La mission d’information pointe aussi un manque de « transparence des relations de l’industriel avec les pouvoirs publics ». (...)

Pour éviter toute entrave dans les contrôles, la sénatrice Antoinette Guhl recommande de « pérenniser les inspections inopinées ». Elle réaffirme « l’obligation pour les exploitants de laisser les agents de contrôle pénétrer immédiatement sur le site », quand un contrôle est effectué. L’élue écologiste poursuit en préconisant des « mesures correctives » assorties de « mesures de publicité » en cas de non-conformité pour porter à l’attention du consommateur le problème.

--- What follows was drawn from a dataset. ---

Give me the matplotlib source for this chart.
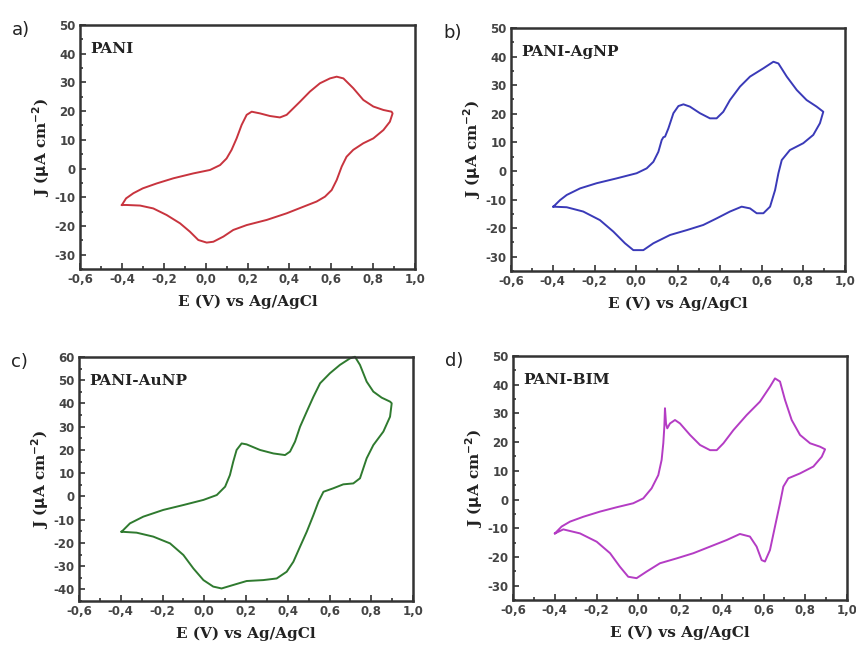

Le rapport s’interroge aussi sur des pratiques qui attaquent « la pérennité et la qualité de la ressource en eau minérale naturelle ». Notamment les prélèvements excessifs, l’artificialisation des sols ou l’émission de polluants issus des activités humaines. Le changement climatique apparaît quant à lui comme un « facteur aggravant » de la vulnérabilité des sources. Pour disposer d’une meilleure information sur la soutenabilité et la vulnérabilité de la ressource, la rapporteure préconise de lancer « une campagne d’études des hydrosystèmes exploités par les industriels », de « rendre publique les quantités d’eau prélevées par les exploitants », mais aussi « d’actualiser le plan d’action sur les micropolluants en y incluant les eaux conditionnées afin de disposer d’informations complètes sur leur niveau de pollution ».